═══ Collected data ═══

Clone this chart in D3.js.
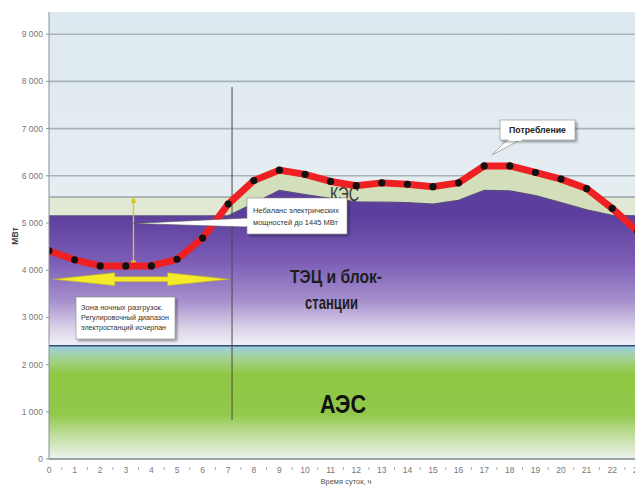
<!DOCTYPE html>
<html><head><meta charset="utf-8">
<script src="https://cdn.jsdelivr.net/npm/d3@7"></script>
<style>body{margin:0;background:#fff}svg{display:block}</style>
</head><body><svg id="c" width="635" height="487"></svg>
<script>
// ---- data ----
const hours = [0,1,2,3,4,5,6,7,8,9,10,11,12,13,14,15,16,17,18,19,20,21,22,23];
const consumption = [4410,4220,4090,4090,4090,4230,4680,5400,5900,6120,6030,5880,5790,5850,5820,5770,5850,6210,6210,6070,5930,5730,5310,4820];
const chpTop = [5150,5150,5150,5150,5150,5150,5150,5150,5420,5690,5600,5520,5450,5440,5430,5400,5480,5690,5680,5580,5430,5280,5160,5150];
const nuclearTop = [2400,2400,2400,2400,2400,2400,2400,2400,2400,2400,2400,2400,2400,2400,2400,2400,2400,2400,2400,2400,2400,2400,2400,2400];
const kesFloorLevel = 5550;
const yTicks = [0,1000,2000,3000,4000,5000,6000,7000,8000,9000];
const gridTicks = [6000,7000,8000,9000];
const xTickLabels = ["0","1","2","3","4","5","6","7","8","9","10","11","12","13","14","15","16","17","18","19","20","21","22","23"];
const imbalanceHour = 3.3, imbalanceLow = 4100;
const nightArrowFrom = 0.15, nightArrowTo = 7.05, nightArrowLevel = 3810;
const markerHour = 7.15;
const noteNight = ["Зона ночных разгрузок.","Регулировочный диапазон","электростанций исчерпан"];
const noteImbalance = ["Небаланс электрических","мощностей до 1445 МВт"];

// ---- scales ----
const svg = d3.select("#c");
const x = d3.scaleLinear().domain([0,24]).range([49, 49+25.6*24]);
const y = d3.scaleLinear().domain([0,9470]).range([459,12]);
const L = 49, R = 635, T = 12, B = 459;
const FONT = "'Liberation Sans', Arial, sans-serif";
const NARROW = "'Liberation Sans Narrow', 'Liberation Sans', Arial, sans-serif";

const defs = svg.append("defs");
defs.append("clipPath").attr("id","plot").append("rect").attr("x",L).attr("y",T).attr("width",R-L).attr("height",B-T);
function grad(id, stops, y1, y2){
  const gr = defs.append("linearGradient").attr("id",id).attr("gradientUnits","userSpaceOnUse")
    .attr("x1",0).attr("x2",0).attr("y1",y1).attr("y2",y2);
  stops.forEach(s=>gr.append("stop").attr("offset",s[0]).attr("stop-color",s[1]));
}
grad("bg", [[0,"#dde9f0"],[1,"#e6eef1"]], T, y(5000));
grad("purple", [[0,"#5c3f9d"],[0.35,"#7b5db6"],[0.65,"#a48dcc"],[0.88,"#ddd5ea"],[1,"#f1eff5"]], y(5150), y(2420));
grad("green", [[0,"#9ccde6"],[0.1,"#a5d39a"],[0.25,"#8fc843"],[0.6,"#90c84a"],[0.85,"#cfe4b5"],[1,"#edf3ee"]], y(2400), B);
const sh = defs.append("filter").attr("id","shadow").attr("x","-10%").attr("y","-10%").attr("width","130%").attr("height","140%");
sh.append("feDropShadow").attr("dx",2).attr("dy",2).attr("stdDeviation",1.2).attr("flood-color","#000").attr("flood-opacity",0.35);

const g = svg.append("g").attr("clip-path","url(#plot)");
g.append("rect").attr("x",L).attr("y",T).attr("width",R-L).attr("height",B-T).attr("fill","url(#bg)");

// grid
g.selectAll("line.grid").data(gridTicks).join("line").attr("class","grid")
  .attr("x1",L).attr("x2",R).attr("y1",d=>y(d)).attr("y2",d=>y(d))
  .attr("stroke","#a9b3ba").attr("stroke-width",1.6);

// flat KES band
g.append("rect").attr("x",L).attr("width",R-L).attr("y",y(kesFloorLevel)).attr("height",y(5150)-y(kesFloorLevel))
  .attr("fill","#e1e9d5");
g.append("line").attr("x1",L).attr("x2",R).attr("y1",y(kesFloorLevel)).attr("y2",y(kesFloorLevel))
  .attr("stroke","#9aa3a5").attr("stroke-width",1.4);

const data = hours.map((h,i)=>({h, c:consumption[i], p:chpTop[i], n:nuclearTop[i]}));
// KES area between chp top and consumption
g.append("path").datum(data)
  .attr("d", d3.area().x(d=>x(d.h)).y0(d=>y(d.p)).y1(d=>y(d.c)))
  .attr("fill","#d3deba");

// CHP purple
g.append("path").datum(data)
  .attr("d", d3.area().x(d=>x(d.h)).y0(d=>y(d.n)).y1(d=>y(d.p)))
  .attr("fill","url(#purple)");
g.append("path").datum(data)
  .attr("d", d3.line().x(d=>x(d.h)).y(d=>y(d.p)))
  .attr("fill","none").attr("stroke","#5a4a80").attr("stroke-width",1.2);

// nuclear green
g.append("path").datum(data)
  .attr("d", d3.area().x(d=>x(d.h)).y0(y(0)).y1(d=>y(d.n)))
  .attr("fill","url(#green)");
g.append("path").datum(data)
  .attr("d", d3.line().x(d=>x(d.h)).y(d=>y(d.n)))
  .attr("fill","none").attr("stroke","#2e4c74").attr("stroke-width",1.5);

// vertical marker line
g.append("line").attr("x1",x(markerHour)).attr("x2",x(markerHour)).attr("y1",87).attr("y2",420)
  .attr("stroke","#4a4a4a").attr("stroke-width",1);

// zone labels
g.append("text").attr("x",330).attr("y",201).attr("font-family",NARROW).attr("font-size",20)
  .attr("fill","#333").attr("textLength",29).attr("lengthAdjust","spacingAndGlyphs").text("КЭС");
const tl = g.append("text").attr("font-family",NARROW).attr("font-weight","bold").attr("font-size",19).attr("fill","#1e1e1e");
tl.append("tspan").attr("x",290).attr("y",283).attr("textLength",92).attr("lengthAdjust","spacingAndGlyphs").text("ТЭЦ и блок-");
tl.append("tspan").attr("x",305).attr("y",309).attr("textLength",53).attr("lengthAdjust","spacingAndGlyphs").text("станции");
g.append("text").attr("x",320).attr("y",413).attr("font-family",NARROW).attr("font-weight","bold").attr("font-size",25)
  .attr("fill","#111").attr("textLength",46).attr("lengthAdjust","spacingAndGlyphs").text("АЭС");

// yellow vertical double arrow
const ax = x(imbalanceHour), aTop = y(kesFloorLevel)-1, aBot = y(imbalanceLow)+2;
g.append("line").attr("x1",ax).attr("x2",ax).attr("y1",aTop+5).attr("y2",aBot-5).attr("stroke","#d8c81a").attr("stroke-width",1.3);
g.append("path").attr("d",`M${ax},${aTop} L${ax-2.8},${aTop+7} L${ax+2.8},${aTop+7}Z M${ax},${aBot} L${ax-2.8},${aBot-7} L${ax+2.8},${aBot-7}Z`)
  .attr("fill","#d8c81a");

// yellow horizontal double arrow
const hx1 = x(nightArrowFrom), hx2 = x(nightArrowTo), hy = y(nightArrowLevel);
const hl = 62, hh = 6.5, sw = 2.5;
g.append("path").attr("d",
  `M${hx1},${hy} L${hx1+hl},${hy-hh} L${hx1+hl},${hy-sw} L${hx2-hl},${hy-sw} L${hx2-hl},${hy-hh} L${hx2},${hy} L${hx2-hl},${hy+hh} L${hx2-hl},${hy+sw} L${hx1+hl},${hy+sw} L${hx1+hl},${hy+hh} Z`)
  .attr("fill","#f4ea2a").attr("stroke","#b8a830").attr("stroke-width",0.6);

// consumption line + dots
g.append("path").datum(data)
  .attr("d", d3.line().x(d=>x(d.h)).y(d=>y(d.c)))
  .attr("fill","none").attr("stroke","#ee2024").attr("stroke-width",7).attr("stroke-linejoin","round");
g.selectAll("circle.pt").data(data).join("circle").attr("class","pt")
  .attr("cx",d=>x(d.h)).attr("cy",d=>y(d.c)).attr("r",3.6).attr("fill","#111");

// callout: imbalance
const cb = g.append("g");
cb.append("path").attr("d",`M${ax},${y(4990)} L247,218 L247,227 Z`).attr("fill","#fff").attr("stroke","#555").attr("stroke-width",0.6);
cb.append("rect").attr("x",247).attr("y",198).attr("width",100).attr("height",36).attr("fill","#fff")
  .attr("stroke","#888").attr("stroke-width",0.6).attr("filter","url(#shadow)");
cb.append("rect").attr("x",246).attr("y",219).attr("width",2).attr("height",7).attr("fill","#fff");
const impLen = [86,85];
cb.selectAll("text").data(noteImbalance).join("text").attr("x",253).attr("y",(d,i)=>213+i*12)
  .attr("font-family",NARROW).attr("font-size",7.8).attr("fill","#333")
  .attr("textLength",(d,i)=>impLen[i]).attr("lengthAdjust","spacingAndGlyphs").text(d=>d);

// callout: night zone
const nb = g.append("g");
nb.append("rect").attr("x",76).attr("y",297).attr("width",99).attr("height",42).attr("fill","#fff")
  .attr("stroke","#888").attr("stroke-width",0.6).attr("filter","url(#shadow)");
const nightLen = [82,88,85];
nb.selectAll("text").data(noteNight).join("text").attr("x",81).attr("y",(d,i)=>310+i*10)
  .attr("font-family",NARROW).attr("font-size",7.4).attr("fill","#333")
  .attr("textLength",(d,i)=>nightLen[i]).attr("lengthAdjust","spacingAndGlyphs").text(d=>d);

// callout: consumption
const pb = g.append("g");
pb.append("path").attr("d",`M${x(17.3)},155 L508,139 L522,139 Z`).attr("fill","#fff").attr("stroke","#777").attr("stroke-width",0.6);
pb.append("rect").attr("x",500).attr("y",120).attr("width",75).attr("height",20).attr("fill","#fff")
  .attr("stroke","#888").attr("stroke-width",0.6).attr("filter","url(#shadow)");
pb.append("rect").attr("x",508.5).attr("y",138).attr("width",13).attr("height",3).attr("fill","#fff");
pb.append("text").attr("x",509).attr("y",133).attr("font-family",NARROW)
  .attr("font-weight","bold").attr("font-size",8.5).attr("fill","#222")
  .attr("textLength",57).attr("lengthAdjust","spacingAndGlyphs").text("Потребление");

// axes
svg.append("line").attr("x1",L).attr("x2",L).attr("y1",T).attr("y2",B).attr("stroke","#8a9095").attr("stroke-width",1);
svg.append("line").attr("x1",L).attr("x2",R).attr("y1",B).attr("y2",B).attr("stroke","#7d8489").attr("stroke-width",1.6);
svg.selectAll("text.yt").data(yTicks).join("text").attr("class","yt")
  .attr("x",43).attr("y",d=>y(d)+3).attr("text-anchor","end").attr("font-family",NARROW).attr("font-size",8.5)
  .attr("fill","#777").text(d=>d===0?"0":d3.format(",")(d).replace(","," "));
svg.selectAll("line.ytk").data(yTicks).join("line").attr("class","ytk")
  .attr("x1",L-3).attr("x2",L).attr("y1",d=>y(d)).attr("y2",d=>y(d)).attr("stroke","#999");
svg.selectAll("text.xt").data(xTickLabels).join("text").attr("class","xt")
  .attr("x",(d,i)=>x(hours[i])).attr("y",473).attr("text-anchor","middle").attr("font-family",NARROW).attr("font-size",8.5)
  .attr("fill","#777").text(d=>d);
svg.selectAll("line.xtk").data(hours).join("line").attr("class","xtk")
  .attr("x1",d=>x(d+0.5)).attr("x2",d=>x(d+0.5)).attr("y1",B+8).attr("y2",B+11).attr("stroke","#aaa");
svg.append("text").attr("x",346).attr("y",484).attr("text-anchor","middle").attr("font-family",NARROW).attr("font-size",7.5)
  .attr("fill","#555").text("Время суток, ч");
svg.append("text").attr("transform","translate(18,236) rotate(-90)").attr("text-anchor","middle").attr("font-family",FONT)
  .attr("font-weight","bold").attr("font-size",8.5).attr("fill","#444").text("МВт");
</script></body></html>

═══

● Task: Quote, please, every line of the material above from its start through the line that has "Sans Narrow', 'Liberation", reproducing the words exactly and dropping any images.

● Problem solution:
Clone this chart in D3.js.
<!DOCTYPE html>
<html><head><meta charset="utf-8">
<script src="https://cdn.jsdelivr.net/npm/d3@7"></script>
<style>body{margin:0;background:#fff}svg{display:block}</style>
</head><body><svg id="c" width="635" height="487"></svg>
<script>
// ---- data ----
const hours = [0,1,2,3,4,5,6,7,8,9,10,11,12,13,14,15,16,17,18,19,20,21,22,23];
const consumption = [4410,4220,4090,4090,4090,4230,4680,5400,5900,6120,6030,5880,5790,5850,5820,5770,5850,6210,6210,6070,5930,5730,5310,4820];
const chpTop = [5150,5150,5150,5150,5150,5150,5150,5150,5420,5690,5600,5520,5450,5440,5430,5400,5480,5690,5680,5580,5430,5280,5160,5150];
const nuclearTop = [2400,2400,2400,2400,2400,2400,2400,2400,2400,2400,2400,2400,2400,2400,2400,2400,2400,2400,2400,2400,2400,2400,2400,2400];
const kesFloorLevel = 5550;
const yTicks = [0,1000,2000,3000,4000,5000,6000,7000,8000,9000];
const gridTicks = [6000,7000,8000,9000];
const xTickLabels = ["0","1","2","3","4","5","6","7","8","9","10","11","12","13","14","15","16","17","18","19","20","21","22","23"];
const imbalanceHour = 3.3, imbalanceLow = 4100;
const nightArrowFrom = 0.15, nightArrowTo = 7.05, nightArrowLevel = 3810;
const markerHour = 7.15;
const noteNight = ["Зона ночных разгрузок.","Регулировочный диапазон","электростанций исчерпан"];
const noteImbalance = ["Небаланс электрических","мощностей до 1445 МВт"];

// ---- scales ----
const svg = d3.select("#c");
const x = d3.scaleLinear().domain([0,24]).range([49, 49+25.6*24]);
const y = d3.scaleLinear().domain([0,9470]).range([459,12]);
const L = 49, R = 635, T = 12, B = 459;
const FONT = "'Liberation Sans', Arial, sans-serif";
const NARROW = "'Liberation Sans Narrow', 'Liberation Sans', Arial, sans-serif";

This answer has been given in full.